Mobile equipment used in healthcare – Workstations on Wheels (WOWs), wheelchairs, IV poles, and other shared medical devices – are hard, non-porous surfaces that can become potentially contaminated with pathogenic microorganisms.[1] These can also be frequently overlooked when it comes to environmental surface disinfection. For example, a 2009 study of computer stations on wheels revealed that daily cleaning of the keyboard was at zero percent over a baseline evaluation period of several weeks.[2] This means that daily cleaning of keyboards in accordance with the established policy was not occurring.

Best practices support the need for high touch surfaces and patient care items, including mobile equipment, to be disinfected between each patient use. Greater accessibility, usability and convenience of surface disinfection products will help increase compliance.

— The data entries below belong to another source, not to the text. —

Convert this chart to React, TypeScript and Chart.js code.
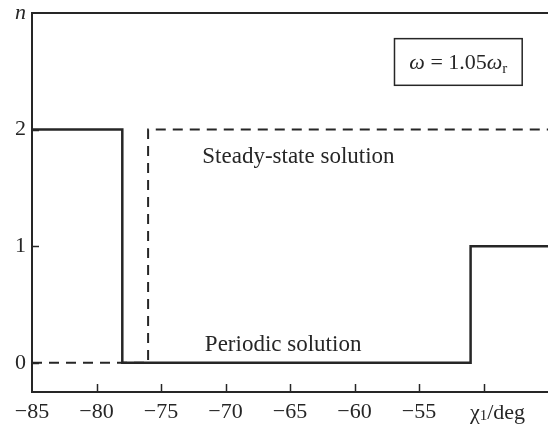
import React, { useEffect, useRef } from "react";
import { Chart, registerables } from "chart.js";

Chart.register(...registerables);

// Periodic solution (solid): step corners
const periodicX = [-85, -78, -51, -45];
const periodicN = [2, 0, 1, 1];
// Steady-state solution (dashed)
const steadyX = [-85, -76, -45];
const steadyN = [0, 2, 2];

const xTicks = [-85, -80, -75, -70, -65, -60, -55, -50, -45];
const xTickLabels = ["−85", "−80", "−75", "−70", "−65", "−60", "−55", "", ""];
const yTicks = [0, 1, 2, 3];
const yTickLabels = ["0", "1", "2", "n"];

const FONT = "'Liberation Serif', 'DejaVu Serif', serif";
const INK = "#262626";
const FS = 22;
const FA = 23;

const annotPlugin = {
  id: "annot",
  afterDraw(chart: any) {
    const { ctx, chartArea } = chart;
    const xs = chart.scales.x;
    const ys = chart.scales.y;
    ctx.save();
    ctx.strokeStyle = INK;
    ctx.lineWidth = 2;
    // top frame line
    ctx.beginPath();
    ctx.moveTo(chartArea.left, chartArea.top);
    ctx.lineTo(chartArea.right, chartArea.top);
    ctx.stroke();
    // inward ticks x
    ctx.lineWidth = 1.5;
    for (const v of xTicks) {
      if (v === -85 || v === -45) continue;
      const px = Math.round(xs.getPixelForValue(v)) + 0.5;
      ctx.beginPath();
      ctx.moveTo(px, chartArea.bottom);
      ctx.lineTo(px, chartArea.bottom - 8);
      ctx.stroke();
    }
    for (const v of [0, 1, 2]) {
      const py = Math.round(ys.getPixelForValue(v)) + 0.5;
      ctx.beginPath();
      ctx.moveTo(chartArea.left, py);
      ctx.lineTo(chartArea.left + 7, py);
      ctx.stroke();
    }
    // axis title on x
    ctx.fillStyle = INK;
    ctx.textBaseline = "alphabetic";
    ctx.textAlign = "left";
    let tx = xs.getPixelForValue(-51.05);
    const ty = chartArea.bottom + 27;
    ctx.font = `${FS}px ${FONT}`;
    ctx.fillText("χ", tx, ty);
    tx += ctx.measureText("χ").width;
    ctx.font = `15px ${FONT}`;
    ctx.fillText("1", tx, ty + 1);
    tx += ctx.measureText("1").width;
    ctx.font = `${FS}px ${FONT}`;
    ctx.fillText("/deg", tx, ty);

    // series labels
    ctx.font = `${FA}px ${FONT}`;
    ctx.fillText("Steady-state solution", xs.getPixelForValue(-71.8), ys.getPixelForValue(1.71));
    ctx.fillText("Periodic solution", xs.getPixelForValue(-71.6), ys.getPixelForValue(0.1));

    // box
    const bx1 = xs.getPixelForValue(-56.9);
    const bx2 = xs.getPixelForValue(-47.0);
    const by1 = ys.getPixelForValue(2.78);
    const by2 = ys.getPixelForValue(2.38);
    ctx.lineWidth = 1.5;
    ctx.strokeRect(bx1, by1, bx2 - bx1, by2 - by1);
    const parts: [string, string, number][] = [
      ["ω", `italic ${FS}px`, 0],
      [" = 1.05", `${FS}px`, 0],
      ["ω", `italic ${FS}px`, 0],
      ["r", "15px", 4],
    ];
    let w = 0;
    for (const [t, f] of parts) {
      ctx.font = `${f} ${FONT}`;
      w += ctx.measureText(t).width;
    }
    let cx = (bx1 + bx2) / 2 - w / 2;
    const cy = (by1 + by2) / 2 + 7;
    for (const [t, f, dy] of parts) {
      ctx.font = `${f} ${FONT}`;
      ctx.fillText(t, cx, cy + dy);
      cx += ctx.measureText(t).width;
    }
    ctx.restore();
  },
};

export default function App() {
  const ref = useRef<HTMLCanvasElement>(null);
  useEffect(() => {
    if (!ref.current) return;
    const chart = new Chart(ref.current, {
      type: "line",
      data: {
        datasets: [
          {
            label: "Periodic solution",
            data: periodicX.map((x, i) => ({ x, y: periodicN[i] })),
            borderColor: INK,
            borderWidth: 2.5,
            pointRadius: 0,
            stepped: "before",
            fill: false,
          },
          {
            label: "Steady-state solution",
            data: steadyX.map((x, i) => ({ x, y: steadyN[i] })),
            borderColor: INK,
            borderWidth: 2,
            borderDash: [10, 7],
            pointRadius: 0,
            stepped: "before",
            fill: false,
          },
        ],
      },
      options: {
        responsive: false,
        animation: false,
        layout: { padding: { top: 13, right: 0, left: 0, bottom: 0 } },
        plugins: { legend: { display: false }, tooltip: { enabled: false } },
        scales: {
          x: {
            type: "linear",
            min: -85,
            max: -45,
            afterBuildTicks: (s: any) => {
              s.ticks = xTicks.map((v) => ({ value: v }));
            },
            afterFit: (s: any) => {
              s.height = 33;
              s.paddingLeft = 0;
              s.paddingRight = 0;
            },
            grid: { display: false, drawTicks: false },
            border: { display: true, color: INK, width: 2 },
            ticks: {
              padding: 7,
              maxRotation: 0,
              autoSkip: false,
              color: INK,
              font: { family: FONT, size: FS },
              callback: (v: any) => {
                const i = xTicks.indexOf(Number(v));
                return i >= 0 ? xTickLabels[i] : "";
              },
            },
          },
          y: {
            type: "linear",
            min: -0.25,
            max: 3,
            afterBuildTicks: (s: any) => {
              s.ticks = yTicks.map((v) => ({ value: v }));
            },
            afterFit: (s: any) => {
              s.width = 32;
              s.paddingTop = 0;
              s.paddingBottom = 0;
            },
            grid: { display: false, drawTicks: false },
            border: { display: true, color: INK, width: 2 },
            ticks: {
              padding: 6,
              autoSkip: false,
              color: INK,
              font: (c: any) => ({
                family: FONT,
                size: FS,
                style: c.tick && c.tick.value === 3 ? "italic" : "normal",
              }),
              callback: (v: any) => {
                const i = yTicks.indexOf(Number(v));
                return i >= 0 ? yTickLabels[i] : "";
              },
            },
          },
        },
      },
      plugins: [annotPlugin],
    } as any);
    return () => chart.destroy();
  }, []);
  return (
    <div style={{ position: "fixed", left: 0, top: 0, width: 548, height: 425, background: "#fff" }}>
      <canvas ref={ref} width={548} height={425} />
    </div>
  );
}
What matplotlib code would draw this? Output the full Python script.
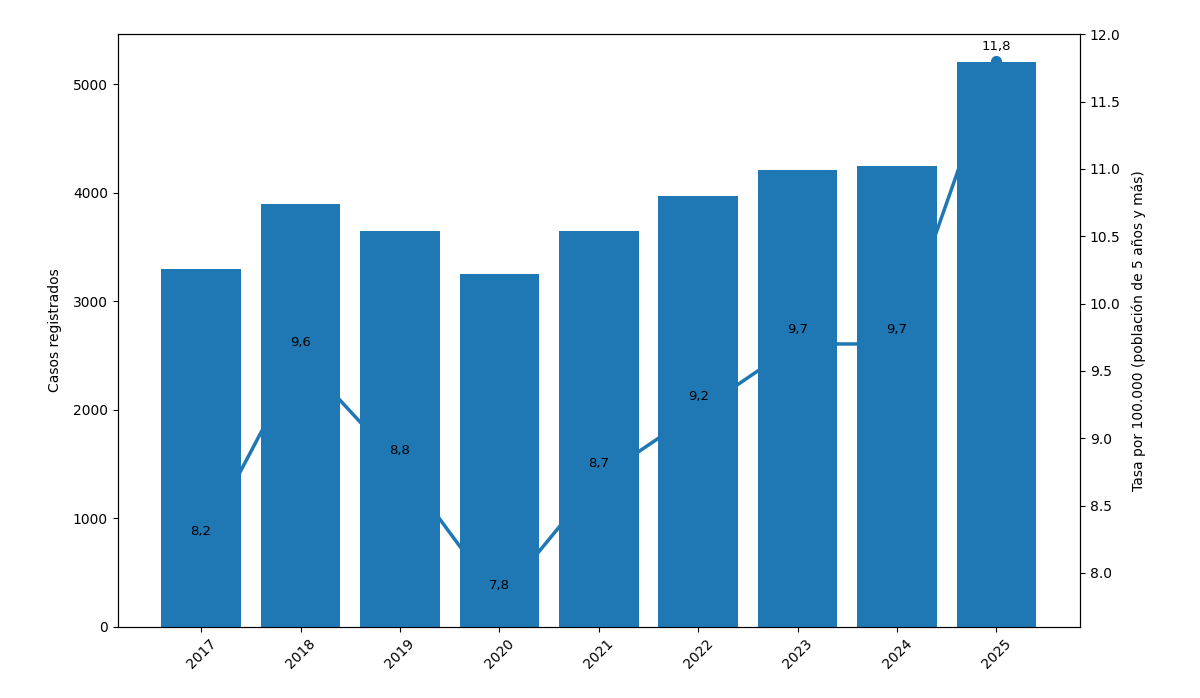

For portable equipment, point of care product placement is particularly important. Ideally, products should be placed on or affixed to the equipment maintaining ease of access. Staff education that clearly defines roles and responsibilities and periodic monitoring should also be conducted.

[1] Sehulster  LM, , et al. Guidelines for Environmental Infection Control in Health-care Facilities. Centers for Disease Control and Prevention, 2003.

[2] Po,Insert Author First Initial  et al. “Dangerous cows: an analysis of disinfection cleaning of computer keyboards.” Am J Infect Control. 2009 Nov; 37(9):778-80.